TOKYO (Reuters) - New U.S. Defense Secretary Lloyd Austin, during his first phone call with his Japanese counterpart, reaffirmed America's commitment to Tokyo to defending a group of East China Sea islets claimed by both Japan and China, the Pentagon said.

Austin, in talks with Japanese Defense Minister Nobuo Kishi, confirmed that Article 5 of the U.S.-Japan security treaty, which stipulates U.S. defence obligations to Japan, covers the uninhabited islands, the Pentagon said in a statement.

The islets are known as the Senkaku islands in Japan and Diaoyu in China.

Austin also reaffirmed that the United States remains opposed to any unilateral attempts to change the status quo in the East China Sea, the Pentagon said.

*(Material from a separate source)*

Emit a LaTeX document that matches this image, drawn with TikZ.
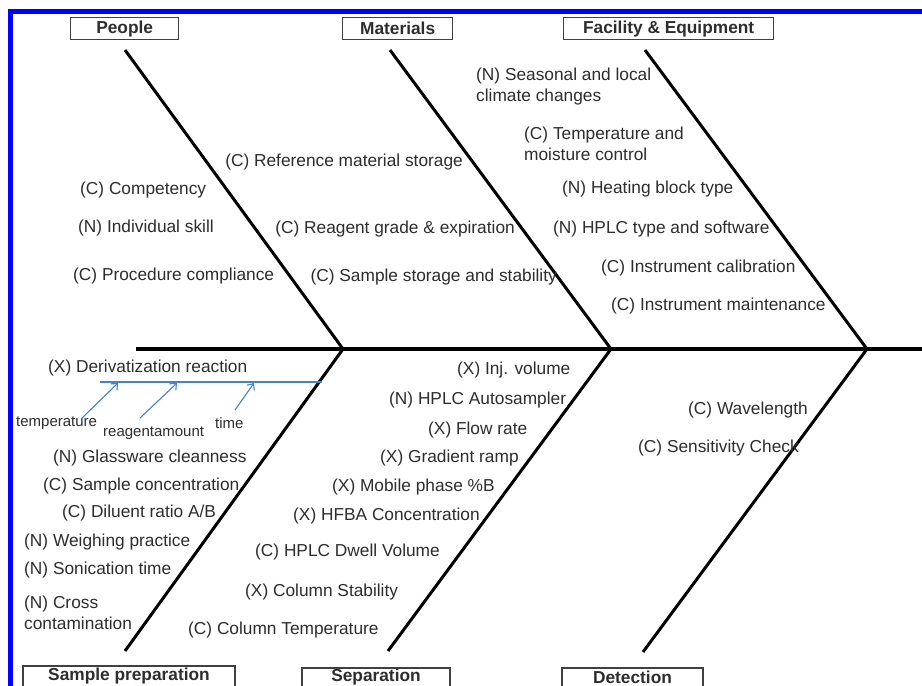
\documentclass[tikz,border=0pt]{standalone}
\usepackage{fontspec}
\setmainfont{Liberation Sans}
\usetikzlibrary{arrows.meta}
\definecolor{txt}{RGB}{45,45,45}
\definecolor{bblue}{RGB}{0,0,255}
\definecolor{lblue}{RGB}{70,130,205}
\begin{document}
\begin{tikzpicture}[x=1pt,y=-1pt,
  lbl/.style={font=\fontsize{17.3}{21}\selectfont, text=txt, inner sep=0pt, anchor=west, align=left},
  lble/.style={lbl, anchor=east},
  sml/.style={font=\fontsize{15}{18}\selectfont, text=txt, inner sep=0pt, anchor=west},
  cat/.style={draw=black!75, line width=1.3pt, font=\bfseries\fontsize{17.3}{20}\selectfont, text=txt, inner sep=0pt, minimum height=22pt, anchor=north west},
  cattxt/.style={font=\bfseries\fontsize{17.3}{20}\selectfont, text=txt, inner sep=0pt},
  catframe/.style={draw=black!75, line width=1.3pt},
  bone/.style={line width=3pt},
  spine/.style={line width=4pt},
  sub/.style={draw=lblue, line width=1.1pt},
  subarrow/.style={draw=lblue, line width=1.1pt, -{Straight Barb[length=5pt,width=9pt]}}
]
\useasboundingbox (0,0) rectangle (922,686);
\fill[white] (0,0) rectangle (922,686);
% blue frame
\draw[bblue, line width=5.5pt] (10.5,11.5) rectangle (940,700);

% category boxes (top)
\node[cat, minimum width=108pt] (people) at (70,17) {People};
\node[cat, minimum width=110pt] (materials) at (342,17) {Materials};
\node[cat, minimum width=210pt] (facility) at (563,17) {Facility \& Equipment};
% category boxes (bottom, cut by the lower edge)
\draw[catframe] (23,695) |- (235,666) -- (235,695);
\node[cattxt] (sampprep) at (129,676) {Sample preparation};
\draw[catframe] (302,695) |- (450,668) -- (450,695);
\node[cattxt] (separation) at (376,677) {Separation};
\draw[catframe] (562,695) |- (703,668) -- (703,695);
\node[cattxt, anchor=base] (detection) at (632.5,683) {Detection};

% spine and bones
\coordinate (spL) at (136,349);
\coordinate (spR) at (925,349);
\coordinate (j1) at (343,349);
\coordinate (j2) at (611,349);
\coordinate (j3) at (867,349);
\coordinate (pTop) at (125,50);
\coordinate (mTop) at (390,50);
\coordinate (fTop) at (645,50);
\coordinate (sBot) at (125,651);
\coordinate (eBot) at (388,651);
\coordinate (dBot) at (643,652);
\draw[spine] (spL) -- (spR);
\draw[bone] (pTop) -- (j1);
\draw[bone] (mTop) -- (j2);
\draw[bone] (fTop) -- (j3);
\draw[bone] (j1) -- (sBot);
\draw[bone] (j2) -- (eBot);
\draw[bone] (j3) -- (dBot);

% People
\node[lbl] (comp) at (80,190) {(C) Competency};
\node[lbl] (indiv) at (78,228) {(N) Individual skill};
\node[lbl] (proc) at (73,276) {(C) Procedure compliance};
% Materials
\node[lble] (refmat) at (463,162) {(C) Reference material storage};
\node[lble] (reagent) at (515,229) {(C) Reagent grade \& expiration};
\node[lble] (sampst) at (557,277) {(C) Sample storage and stability};
% Facility
\node[lbl] (seasonal) at (476,86.5) {(N) Seasonal and local\\climate changes};
\node[lbl] (tempmoist) at (524,144) {(C) Temperature and\\moisture control};
\node[lbl] (heating) at (562,189) {(N) Heating block type};
\node[lbl] (hplctype) at (553,229) {(N) HPLC type and software};
\node[lbl] (calib) at (601,268) {(C) Instrument calibration};
\node[lbl] (maint) at (611,306) {(C) Instrument maintenance};

% Sample preparation
\node[lbl] (deriv) at (48,368) {(X) Derivatization reaction};
\coordinate (dL) at (100,382);
\coordinate (dR) at (322,382);
\draw[sub] (dL) -- (dR);
\node[sml] (temperature) at (16,423) {temperature};
\node[sml] (reagamt) at (103,433) {reagentamount};
\node[sml] (time) at (215,423) {time};
\coordinate (a1s) at (82,418);
\coordinate (a1e) at (118,383);
\coordinate (a2s) at (140,418);
\coordinate (a2e) at (177,383);
\coordinate (a3s) at (235,410);
\coordinate (a3e) at (254,383);
\draw[subarrow] (a1s) -- (a1e);
\draw[subarrow] (a2s) -- (a2e);
\draw[subarrow] (a3s) -- (a3e);
\node[lbl] (glass) at (53,458) {(N) Glassware cleanness};
\node[lbl] (sampconc) at (43,486) {(C) Sample concentration};
\node[lbl] (diluent) at (62,513) {(C) Diluent ratio A/B};
\node[lbl] (weigh) at (24,542) {(N) Weighing practice};
\node[lbl] (sonic) at (24,570) {(N) Sonication time};
\node[lbl] (cross) at (24,612.5) {(N) Cross\\contamination};

% Separation
\node[lbl] (inj) at (457,370) {(X) Inj. volume};
\node[lbl] (autos) at (389,400) {(N) HPLC Autosampler};
\node[lbl] (flow) at (428,430) {(X) Flow rate};
\node[lbl] (grad) at (380,458) {(X) Gradient ramp};
\node[lbl] (mobile) at (332,487) {(X) Mobile phase \%B};
\node[lbl] (hfba) at (293,516) {(X) HFBA Concentration};
\node[lbl] (dwell) at (255,552) {(C) HPLC Dwell Volume};
\node[lbl] (colstab) at (245,592) {(X) Column Stability};
\node[lbl] (coltemp) at (188,630) {(C) Column Temperature};

% Detection
\node[lbl] (wave) at (688,410) {(C) Wavelength};
\node[lbl] (sens) at (638,448) {(C) Sensitivity Check};
\end{tikzpicture}
\end{document}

Japan has become increasingly concerned about Chinese activity in the East China Sea, including incursions into waters around the islands.

The talks marked the first ministerial discussions between Tokyo and Washington since U.S. President Joe Biden took office on Wednesday. Retired Army general Austin made history on Friday by becoming America's first Black defence secretary.

Japan's defence ministry was not immediately available for comment.

U.S. Indo-Pacific Command said on Sunday a U.S. Navy strike group entered the South China Sea on Saturday, the same day Taiwan reported a large incursion of Chinese bombers and fighter jets into its air defence identification zone near the Pratas Islands.